In 2008, the results of the organization’s efforts were clear. The bill passed the House and moved on to the Senate. There, the bill, like many others that session, died in the Senate’s gridlock. Free the Hops President Stuart Carter (Kline stepped down after his wife gave birth to their second child) expressed his frustration in a May 2008 blog post:

“It is time for you, the people of Alabama, to feel outraged at this. The senators behaved in a way that brings shame on the state, and they need to learn that their actions have consequences on their own political careers.”

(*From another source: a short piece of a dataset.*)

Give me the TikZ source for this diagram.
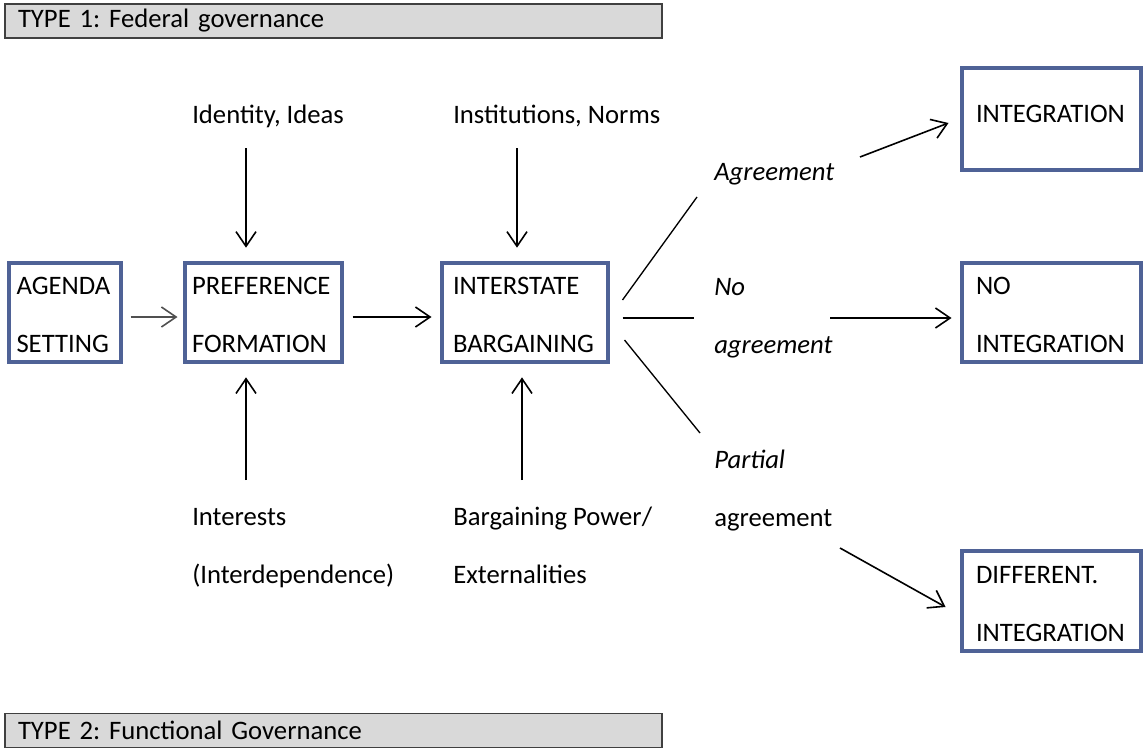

Nonetheless, early in the 2009 session it looked like the Gourmet Beer Bill (along with many others) was headed for the same end it had in 2008. However, Free the Hops supporters were steadfast. After thousands of calls and e-mails, the state senate passed the Gourmet Beer Bill (which the House had already passed) on May 14, 2009. Free the Hops then made another push to urge Governor Bob Riley to sign the bill into law.

“So, we’re asking you to make one more call,” Kline wrote on the Free the Hops blog. “Let’s meltdown the switchboard this morning.”

On May 22, after years of sheer luck and dogged determination on the part of Kline and the thousands of avid Alabama beer lovers, Gov. Riley freed the hops. Kline was elated.

“It was amazing. It was hard to — you just can’t put it into words,” Kline says. “I just cannot do justice to the emotional investment I had in the success of this organization, and to finally have it happen, to finally hear that Riley had signed it into law — just one million pounds lifted off my shoulders.”

Even in their elation, Kline and the organization’s supporters and officers are looking to the future. In October, Free the Hops will meet to decide whether to pursue a change in Alabama’s container-size limit, or change Alabama’s homebrewing or brewpub restrictions. Kline will continues his effort to educate consumers about beer with a new column about beers, the first installment of which appears in this week’s print edition and on www.bhamweekly.com.